PROBLEM TO SOLVE => Set down each line of the material that follows, exactly, with no pictures.

☆ ☆ ☆ ☆ ☆ ☆ ☆

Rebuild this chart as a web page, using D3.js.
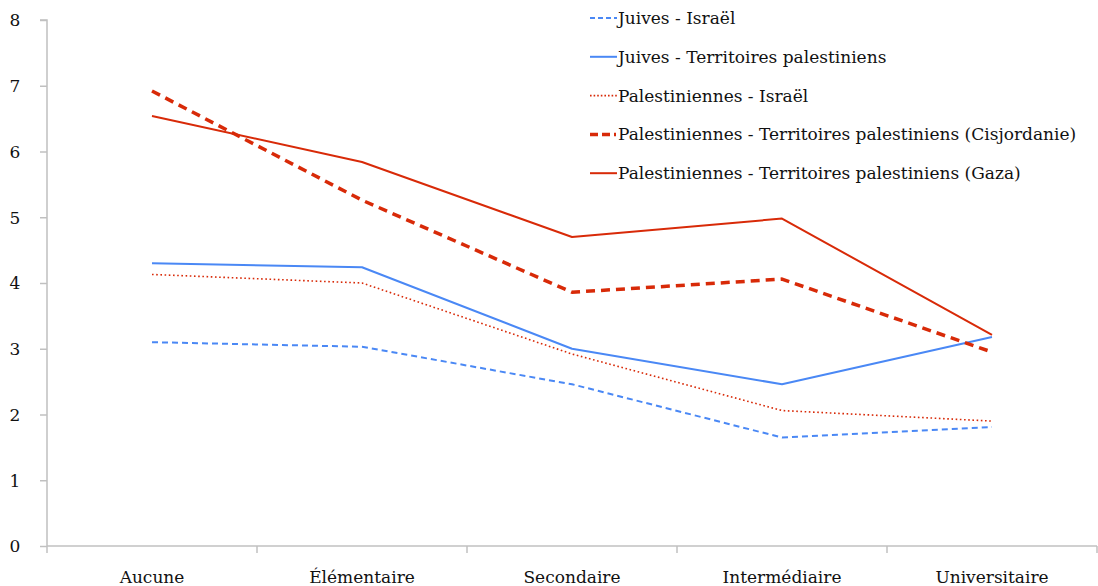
<!DOCTYPE html>
<html><head><meta charset="utf-8">
<script src="https://cdn.jsdelivr.net/npm/d3@7"></script>
<style>body{margin:0;background:#fff}svg{display:block}</style>
</head><body><svg id="c" width="1098" height="586"></svg>
<script>
const categories = ["Aucune","Élémentaire","Secondaire","Intermédiaire","Universitaire"];
const yTicks = [0,1,2,3,4,5,6,7,8];
const seriesNames = ["Juives - Israël","Juives - Territoires palestiniens","Palestiniennes - Israël","Palestiniennes - Territoires palestiniens (Cisjordanie)","Palestiniennes - Territoires palestiniens (Gaza)"];
const juivesIsrael = [3.10,3.03,2.46,1.65,1.81];
const juivesTerritoires = [4.30,4.24,3.00,2.46,3.18];
const palIsrael = [4.13,4.00,2.92,2.06,1.90];
const palCisjordanie = [6.92,5.26,3.86,4.06,2.95];
const palGaza = [6.54,5.84,4.70,4.98,3.21];

const FONT = '"DejaVu Serif", serif';
const blue = "#4a88f5", red = "#d82a08";
const styles = [
  {color:blue, width:2, dash:"6,4"},
  {color:blue, width:2, dash:null},
  {color:red, width:1.6, dash:"1.6,2.6"},
  {color:red, width:3.5, dash:"9,6"},
  {color:red, width:2, dash:null}
];
const data = [juivesIsrael,juivesTerritoires,palIsrael,palCisjordanie,palGaza];

const svg = d3.select("#c");
const mLeft = 47, mRight = 1097, mTop = 20, mBottom = 546;
const x = d3.scaleBand().domain(categories).range([mLeft,mRight]);
const y = d3.scaleLinear().domain([0,8]).range([mBottom,mTop]);

// y axis
const ya = svg.append("g").attr("transform",`translate(${mLeft},0)`).call(d3.axisLeft(y).tickValues(yTicks).tickSize(7).tickPadding(16));
ya.attr("font-family",FONT);
ya.select(".domain").attr("stroke","#c0c0c0").attr("stroke-width",1.5).attr("d",`M-7,${mTop}H0V${mBottom}`);
ya.selectAll(".tick line").attr("stroke","#c0c0c0").attr("stroke-width",1.5);
ya.selectAll(".tick text").attr("font-size",17).attr("text-anchor","middle").attr("x",-32).attr("dy","0.35em").attr("fill","#111");

// x axis
const xa = svg.append("g").attr("transform",`translate(0,${mBottom})`).call(d3.axisBottom(x).tickSize(0).tickPadding(25));
xa.attr("font-family",FONT);
xa.select(".domain").attr("stroke","#c0c0c0").attr("stroke-width",1.5).attr("d",`M${mLeft},0H${mRight}`);
xa.selectAll(".tick text").attr("font-size",17).attr("fill","#111");
const bounds = categories.map(c=>x(c)).concat([x(categories[categories.length-1])+x.bandwidth()]);
svg.append("g").selectAll("line").data(bounds).join("line")
  .attr("x1",d=>d).attr("x2",d=>d).attr("y1",mBottom).attr("y2",mBottom+7)
  .attr("stroke","#c0c0c0").attr("stroke-width",1.5);

// lines
const line = d3.line().x((d,i)=>x(categories[i])+x.bandwidth()/2).y(d=>y(d));
svg.append("g").selectAll("path").data(data).join("path")
  .attr("d",line).attr("fill","none")
  .attr("stroke",(d,i)=>styles[i].color)
  .attr("stroke-width",(d,i)=>styles[i].width)
  .attr("stroke-dasharray",(d,i)=>styles[i].dash)
  .attr("stroke-linejoin","round");

// legend
const lg = svg.append("g").attr("transform","translate(590,18)").attr("font-family",FONT);
const rows = lg.selectAll("g").data(seriesNames).join("g").attr("transform",(d,i)=>`translate(0,${i*38.8})`);
rows.append("line").attr("x1",0).attr("x2",(d,i)=>i===3?26:27).attr("y1",0).attr("y2",0)
  .attr("stroke",(d,i)=>styles[i].color)
  .attr("stroke-width",(d,i)=>styles[i].width)
  .attr("stroke-dasharray",(d,i)=>i===0?"5,3":i===3?"8,4":i===2?"1.6,2":null);
rows.append("text").attr("x",28).attr("dy","0.35em").attr("font-size",17).attr("fill","#111").text(d=>d);
</script></body></html>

☆ ☆ ☆ ☆ ☆ ☆ ☆

FULL RESPONSE =>
Rebuild this chart as a web page, using D3.js.
<!DOCTYPE html>
<html><head><meta charset="utf-8">
<script src="https://cdn.jsdelivr.net/npm/d3@7"></script>
<style>body{margin:0;background:#fff}svg{display:block}</style>
</head><body><svg id="c" width="1098" height="586"></svg>
<script>
const categories = ["Aucune","Élémentaire","Secondaire","Intermédiaire","Universitaire"];
const yTicks = [0,1,2,3,4,5,6,7,8];
const seriesNames = ["Juives - Israël","Juives - Territoires palestiniens","Palestiniennes - Israël","Palestiniennes - Territoires palestiniens (Cisjordanie)","Palestiniennes - Territoires palestiniens (Gaza)"];
const juivesIsrael = [3.10,3.03,2.46,1.65,1.81];
const juivesTerritoires = [4.30,4.24,3.00,2.46,3.18];
const palIsrael = [4.13,4.00,2.92,2.06,1.90];
const palCisjordanie = [6.92,5.26,3.86,4.06,2.95];
const palGaza = [6.54,5.84,4.70,4.98,3.21];

const FONT = '"DejaVu Serif", serif';
const blue = "#4a88f5", red = "#d82a08";
const styles = [
  {color:blue, width:2, dash:"6,4"},
  {color:blue, width:2, dash:null},
  {color:red, width:1.6, dash:"1.6,2.6"},
  {color:red, width:3.5, dash:"9,6"},
  {color:red, width:2, dash:null}
];
const data = [juivesIsrael,juivesTerritoires,palIsrael,palCisjordanie,palGaza];

const svg = d3.select("#c");
const mLeft = 47, mRight = 1097, mTop = 20, mBottom = 546;
const x = d3.scaleBand().domain(categories).range([mLeft,mRight]);
const y = d3.scaleLinear().domain([0,8]).range([mBottom,mTop]);

// y axis
const ya = svg.append("g").attr("transform",`translate(${mLeft},0)`).call(d3.axisLeft(y).tickValues(yTicks).tickSize(7).tickPadding(16));
ya.attr("font-family",FONT);
ya.select(".domain").attr("stroke","#c0c0c0").attr("stroke-width",1.5).attr("d",`M-7,${mTop}H0V${mBottom}`);
ya.selectAll(".tick line").attr("stroke","#c0c0c0").attr("stroke-width",1.5);
ya.selectAll(".tick text").attr("font-size",17).attr("text-anchor","middle").attr("x",-32).attr("dy","0.35em").attr("fill","#111");

// x axis
const xa = svg.append("g").attr("transform",`translate(0,${mBottom})`).call(d3.axisBottom(x).tickSize(0).tickPadding(25));
xa.attr("font-family",FONT);
xa.select(".domain").attr("stroke","#c0c0c0").attr("stroke-width",1.5).attr("d",`M${mLeft},0H${mRight}`);
xa.selectAll(".tick text").attr("font-size",17).attr("fill","#111");
const bounds = categories.map(c=>x(c)).concat([x(categories[categories.length-1])+x.bandwidth()]);
svg.append("g").selectAll("line").data(bounds).join("line")
  .attr("x1",d=>d).attr("x2",d=>d).attr("y1",mBottom).attr("y2",mBottom+7)
  .attr("stroke","#c0c0c0").attr("stroke-width",1.5);

// lines
const line = d3.line().x((d,i)=>x(categories[i])+x.bandwidth()/2).y(d=>y(d));
svg.append("g").selectAll("path").data(data).join("path")
  .attr("d",line).attr("fill","none")
  .attr("stroke",(d,i)=>styles[i].color)
  .attr("stroke-width",(d,i)=>styles[i].width)
  .attr("stroke-dasharray",(d,i)=>styles[i].dash)
  .attr("stroke-linejoin","round");

// legend
const lg = svg.append("g").attr("transform","translate(590,18)").attr("font-family",FONT);
const rows = lg.selectAll("g").data(seriesNames).join("g").attr("transform",(d,i)=>`translate(0,${i*38.8})`);
rows.append("line").attr("x1",0).attr("x2",(d,i)=>i===3?26:27).attr("y1",0).attr("y2",0)
  .attr("stroke",(d,i)=>styles[i].color)
  .attr("stroke-width",(d,i)=>styles[i].width)
  .attr("stroke-dasharray",(d,i)=>i===0?"5,3":i===3?"8,4":i===2?"1.6,2":null);
rows.append("text").attr("x",28).attr("dy","0.35em").attr("font-size",17).attr("fill","#111").text(d=>d);
</script></body></html>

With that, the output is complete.